By VICKI ROCK Daily American Staff Writer: firstname.lastname@example.org
Children in Somerset County go hungry when schools are closed.
In 2013, 664 children received 9,263 meals through the Summer Food Service program , an increase of 150 percent over the previous year. In Pennsylvania about 600,000 children are on the free or reduced-price school lunch program. Of those, 250,000 also eat free or reduced-price breakfasts. Only 100,000 are in the summer feeding program.
Kevin Concannon, the undersecretary for Food, Nutrition and Consumer Services at the U.S. Department of Agriculture, said in a telephone interview that the county’s increase in numbers shows how important the summer program is.
“Often I say when people drive by schools they are mindful of the teachers, the classrooms and the textbooks, but they may not be mindful that our schools are an important source of nutrition for children,” he said. “We are reaching only one of six children who are most in need of food. I often say one of the major reasons for the gap is that the school buses are not running.”
When schools were closed over the winter, a school superintendent in Prince George’s County, Md., told Concannon he was concerned. School had to be closed because of the weather, but he realized that there were children who would go hungry that day because they weren’t eating at school.
Next to school districts, the largest partner that operates Summer Food Service Programs are Boys & Girls Clubs. Barbara Knecht, chief professional officer of the Somerset County Boys & Girls Club, said some children come from a home in which they may only have cold cereal for their evening meal.
“Many of our kids are needy,” she said. “During the summer they are quite hungry. The Summer Food Service Program helps fill their tummies in the summer.”
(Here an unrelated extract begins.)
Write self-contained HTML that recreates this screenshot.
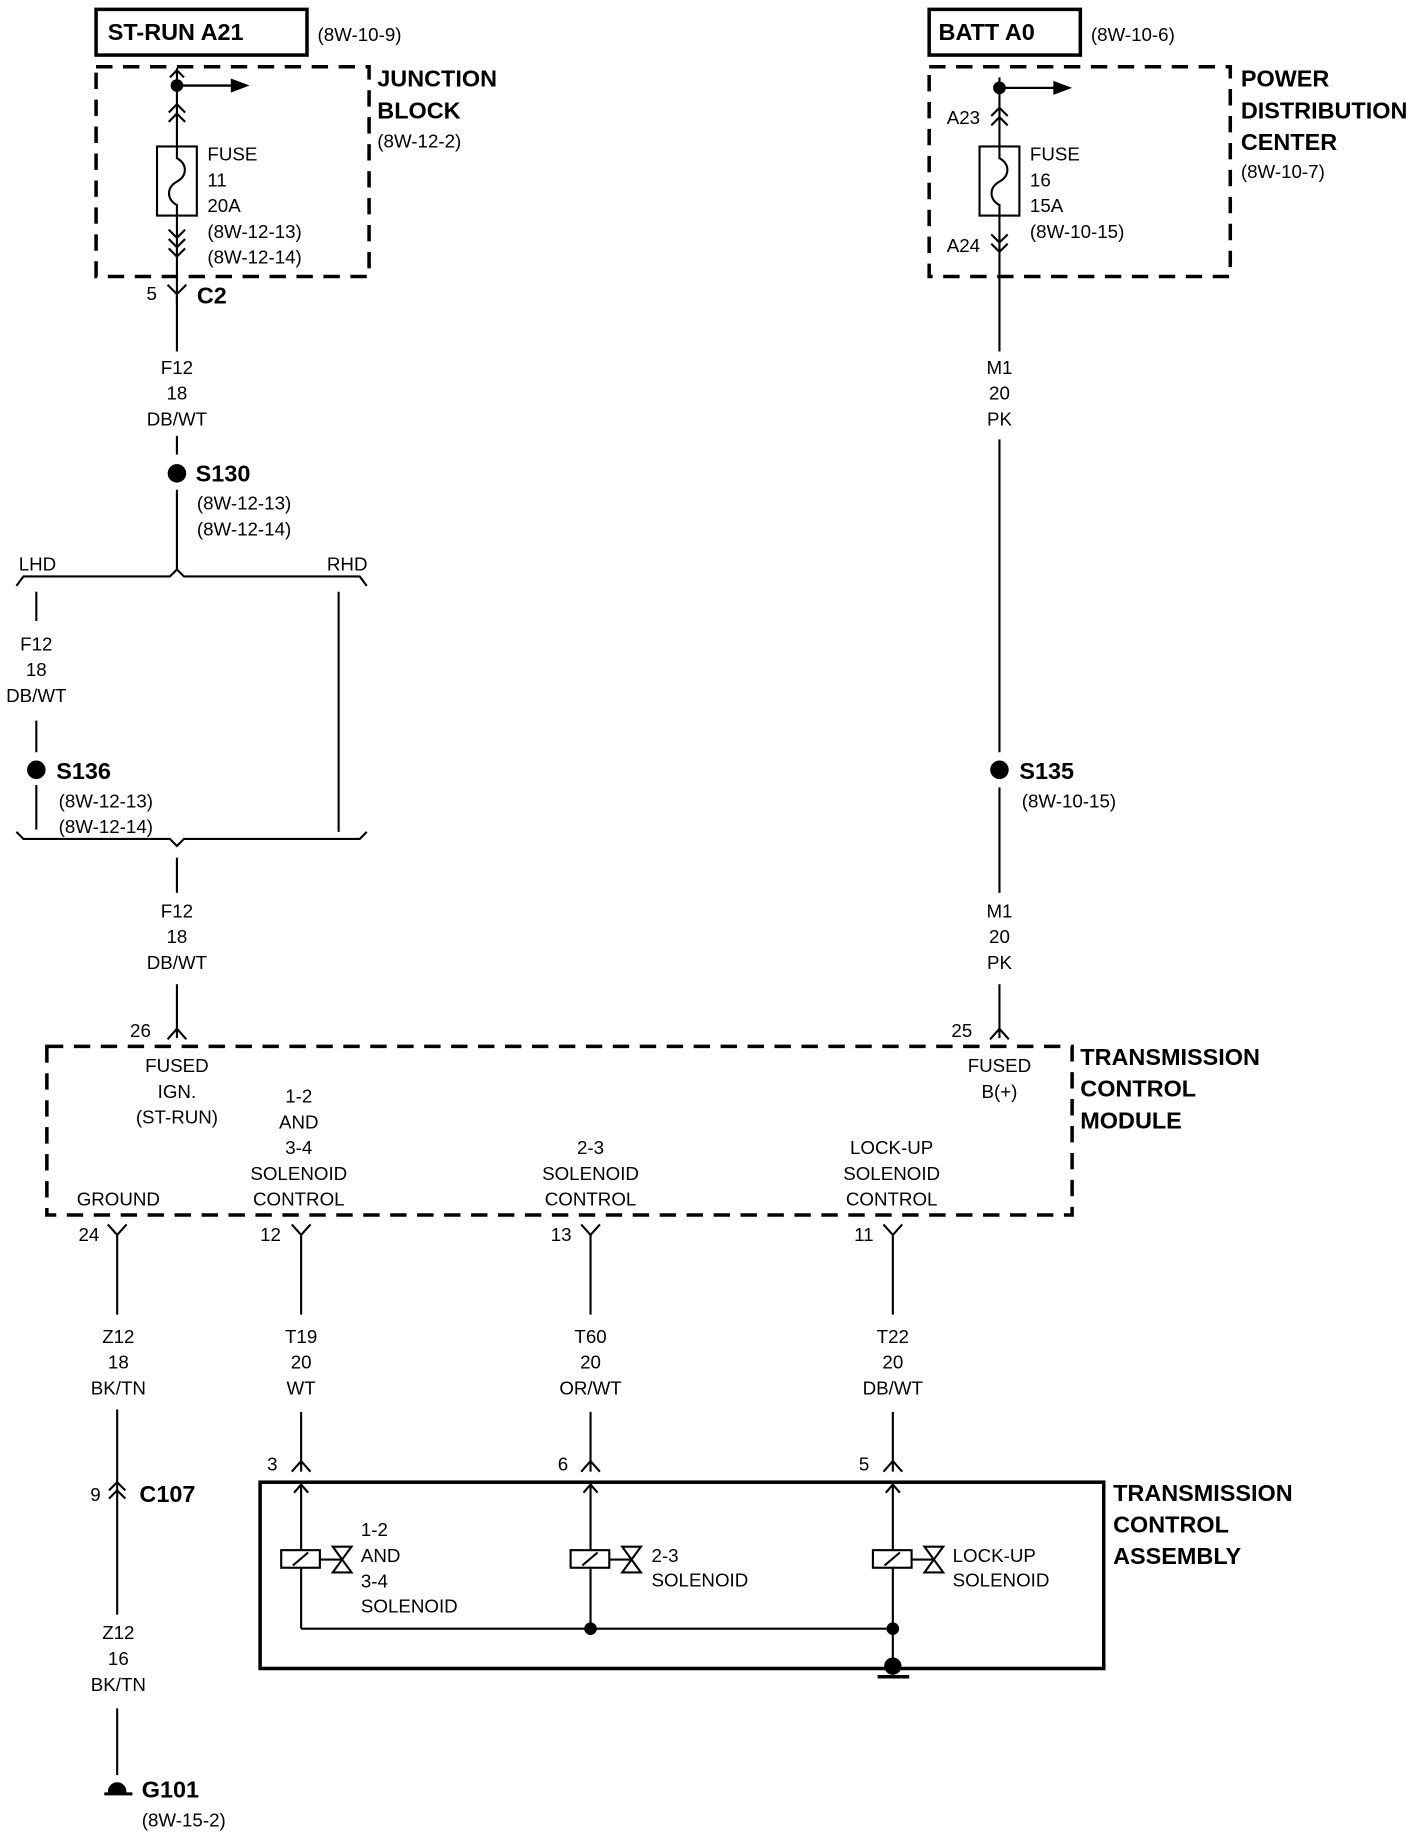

The Somerset County Boys & Girls Club served 416 children 6,210 meals in 2013. Nine other sites served meals during the summer, and more may be added, said Karen Dreyer, director of the Southwestern Pennsylvania Food Security Partnership, an initiative of the Greater Pittsburgh Community Food Bank. She did not want to release the sites serving food this summer because some have not been finalized.
“We know there are more kids who could participate and who don’t,” she said. “Somerset County is one of the harder-hit counties in terms of recent job losses.”
But the 150 percent increase in meals served last summer shows the commitment of people here.
“I’ve been so impressed by the Somerset County program, it grew tremendously in one year,” Dreyer said. “That shows the initiative of the community that works together. It gives me hope that the program will continue to grow so children get needed nutrition in the summer. It is so important: Children’s bodies are small and they are developing. If they don’t get proper nutrition, they can be behind developmentally.”
Although many cities and towns have sites where children may eat for free during the summer, those same places often do not have mass transit. Transportation is often a problem in Somerset County, Knecht said. She is hopeful that people will be able to walk to one of the sites if they don’t have vehicles.
If it is a site that won’t be operating all summer, the children may go to the Boys & Girls Club after the other site closes. Some sites have various stipulations and may charge a fee for programs. The USDA pays for the food and preparation.
“If the sponsor runs a recreation program or tutoring, we do not cover that part,” Concannon said. “But that is what helps get the children in the door.”